**What you have to do**
Copy exactly the lines of the material below that run from the one containing "Rebuild this chart" through the one containing "const boundaries = YEARS.map((_, i)". Copy no other lines.

* start Given data *

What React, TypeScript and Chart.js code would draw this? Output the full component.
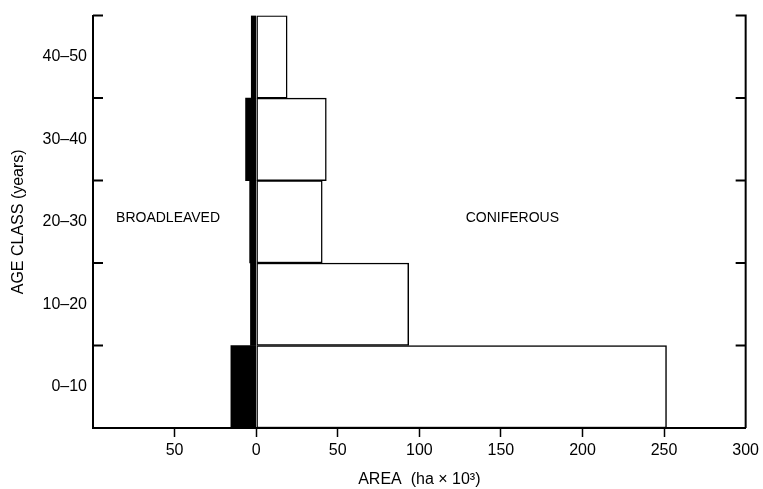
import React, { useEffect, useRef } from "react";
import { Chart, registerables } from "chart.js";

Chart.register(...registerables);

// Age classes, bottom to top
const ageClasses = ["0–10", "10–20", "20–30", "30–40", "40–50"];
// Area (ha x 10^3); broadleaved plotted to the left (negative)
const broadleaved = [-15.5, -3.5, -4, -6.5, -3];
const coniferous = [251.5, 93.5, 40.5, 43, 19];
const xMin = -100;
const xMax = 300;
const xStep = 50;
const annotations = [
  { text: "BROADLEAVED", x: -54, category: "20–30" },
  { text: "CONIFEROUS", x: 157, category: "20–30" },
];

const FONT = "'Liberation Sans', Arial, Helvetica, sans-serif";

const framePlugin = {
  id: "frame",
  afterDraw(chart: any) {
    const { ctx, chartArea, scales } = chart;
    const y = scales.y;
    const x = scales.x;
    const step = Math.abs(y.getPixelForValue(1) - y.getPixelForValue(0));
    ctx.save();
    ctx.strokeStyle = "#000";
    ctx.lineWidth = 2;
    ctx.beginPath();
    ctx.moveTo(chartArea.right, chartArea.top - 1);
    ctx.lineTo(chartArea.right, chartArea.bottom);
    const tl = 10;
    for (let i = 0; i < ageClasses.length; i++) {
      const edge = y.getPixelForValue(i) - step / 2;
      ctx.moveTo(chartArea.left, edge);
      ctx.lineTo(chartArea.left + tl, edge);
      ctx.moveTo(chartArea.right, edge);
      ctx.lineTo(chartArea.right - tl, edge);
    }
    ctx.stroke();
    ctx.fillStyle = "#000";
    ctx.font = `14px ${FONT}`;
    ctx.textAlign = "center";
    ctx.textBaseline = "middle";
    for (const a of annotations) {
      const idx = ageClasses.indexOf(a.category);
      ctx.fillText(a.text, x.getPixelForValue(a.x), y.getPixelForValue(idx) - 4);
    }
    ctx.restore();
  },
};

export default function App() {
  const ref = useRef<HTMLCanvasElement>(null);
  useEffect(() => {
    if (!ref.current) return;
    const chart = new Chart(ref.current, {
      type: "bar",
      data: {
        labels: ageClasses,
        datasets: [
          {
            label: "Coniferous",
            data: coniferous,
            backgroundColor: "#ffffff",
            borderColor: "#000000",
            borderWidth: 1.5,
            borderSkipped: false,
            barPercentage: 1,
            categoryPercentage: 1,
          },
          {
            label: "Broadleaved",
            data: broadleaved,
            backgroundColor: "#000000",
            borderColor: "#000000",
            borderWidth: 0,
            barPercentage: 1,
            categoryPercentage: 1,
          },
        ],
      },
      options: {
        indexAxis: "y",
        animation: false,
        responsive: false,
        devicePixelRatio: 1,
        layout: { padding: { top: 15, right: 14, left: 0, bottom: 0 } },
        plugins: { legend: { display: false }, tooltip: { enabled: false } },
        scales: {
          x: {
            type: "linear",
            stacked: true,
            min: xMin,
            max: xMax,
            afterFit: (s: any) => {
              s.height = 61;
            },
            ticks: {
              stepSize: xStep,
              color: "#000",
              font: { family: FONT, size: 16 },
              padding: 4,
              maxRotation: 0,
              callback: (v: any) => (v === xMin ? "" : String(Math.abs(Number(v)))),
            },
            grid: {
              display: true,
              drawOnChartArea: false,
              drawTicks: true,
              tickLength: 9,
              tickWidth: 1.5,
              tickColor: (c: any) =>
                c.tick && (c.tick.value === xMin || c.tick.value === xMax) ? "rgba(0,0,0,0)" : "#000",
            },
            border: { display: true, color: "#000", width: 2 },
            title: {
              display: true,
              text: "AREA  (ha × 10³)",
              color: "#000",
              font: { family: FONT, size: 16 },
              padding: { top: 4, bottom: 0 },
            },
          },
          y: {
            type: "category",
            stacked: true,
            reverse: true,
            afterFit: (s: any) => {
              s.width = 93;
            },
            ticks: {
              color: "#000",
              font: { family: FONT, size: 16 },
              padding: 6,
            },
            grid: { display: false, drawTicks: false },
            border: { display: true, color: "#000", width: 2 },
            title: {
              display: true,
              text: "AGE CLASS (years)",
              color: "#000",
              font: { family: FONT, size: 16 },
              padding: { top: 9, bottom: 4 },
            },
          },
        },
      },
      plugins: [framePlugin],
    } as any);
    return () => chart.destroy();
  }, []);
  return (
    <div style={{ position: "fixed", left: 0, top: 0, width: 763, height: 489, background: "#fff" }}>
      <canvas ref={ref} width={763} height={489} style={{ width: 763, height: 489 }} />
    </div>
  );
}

* end Given data *
* start Given data *

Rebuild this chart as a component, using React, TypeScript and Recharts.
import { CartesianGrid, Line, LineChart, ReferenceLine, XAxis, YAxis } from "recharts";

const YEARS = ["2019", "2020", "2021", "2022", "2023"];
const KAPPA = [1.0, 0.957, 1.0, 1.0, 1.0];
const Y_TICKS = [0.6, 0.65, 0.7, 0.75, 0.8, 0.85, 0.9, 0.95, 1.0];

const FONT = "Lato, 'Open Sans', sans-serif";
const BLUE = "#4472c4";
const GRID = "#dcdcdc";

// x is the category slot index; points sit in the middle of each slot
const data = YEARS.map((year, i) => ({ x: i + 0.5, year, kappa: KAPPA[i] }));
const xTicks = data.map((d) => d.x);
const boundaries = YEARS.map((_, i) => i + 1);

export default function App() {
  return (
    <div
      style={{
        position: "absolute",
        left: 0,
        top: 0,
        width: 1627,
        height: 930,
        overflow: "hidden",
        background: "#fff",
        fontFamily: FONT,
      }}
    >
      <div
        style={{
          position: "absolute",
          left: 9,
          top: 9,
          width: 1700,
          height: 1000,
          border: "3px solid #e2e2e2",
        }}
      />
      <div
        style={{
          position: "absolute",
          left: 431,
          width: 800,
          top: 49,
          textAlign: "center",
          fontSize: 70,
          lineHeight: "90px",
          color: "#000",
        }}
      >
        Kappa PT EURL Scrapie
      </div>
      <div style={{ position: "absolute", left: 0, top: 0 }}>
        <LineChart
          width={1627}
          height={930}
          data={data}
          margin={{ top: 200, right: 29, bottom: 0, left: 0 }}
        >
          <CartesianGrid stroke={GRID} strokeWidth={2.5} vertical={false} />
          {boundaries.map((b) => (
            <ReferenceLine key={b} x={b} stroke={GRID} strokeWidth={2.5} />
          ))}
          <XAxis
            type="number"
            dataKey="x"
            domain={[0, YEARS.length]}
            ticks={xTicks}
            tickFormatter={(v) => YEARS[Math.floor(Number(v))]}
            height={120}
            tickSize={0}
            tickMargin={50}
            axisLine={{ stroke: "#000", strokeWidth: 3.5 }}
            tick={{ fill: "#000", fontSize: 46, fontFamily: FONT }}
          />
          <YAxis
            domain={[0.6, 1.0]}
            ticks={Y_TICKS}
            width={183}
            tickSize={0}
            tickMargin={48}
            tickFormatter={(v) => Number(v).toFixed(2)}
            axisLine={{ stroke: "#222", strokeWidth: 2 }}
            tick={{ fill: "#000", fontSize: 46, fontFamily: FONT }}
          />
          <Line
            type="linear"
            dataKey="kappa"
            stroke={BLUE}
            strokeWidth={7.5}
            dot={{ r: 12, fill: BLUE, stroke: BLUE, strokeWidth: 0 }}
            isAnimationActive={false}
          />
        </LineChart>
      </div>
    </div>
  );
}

* end Given data *

**Reply to the task**
Rebuild this chart as a component, using React, TypeScript and Recharts.
import { CartesianGrid, Line, LineChart, ReferenceLine, XAxis, YAxis } from "recharts";

const YEARS = ["2019", "2020", "2021", "2022", "2023"];
const KAPPA = [1.0, 0.957, 1.0, 1.0, 1.0];
const Y_TICKS = [0.6, 0.65, 0.7, 0.75, 0.8, 0.85, 0.9, 0.95, 1.0];

const FONT = "Lato, 'Open Sans', sans-serif";
const BLUE = "#4472c4";
const GRID = "#dcdcdc";

// x is the category slot index; points sit in the middle of each slot
const data = YEARS.map((year, i) => ({ x: i + 0.5, year, kappa: KAPPA[i] }));
const xTicks = data.map((d) => d.x);
const boundaries = YEARS.map((_, i) => i + 1);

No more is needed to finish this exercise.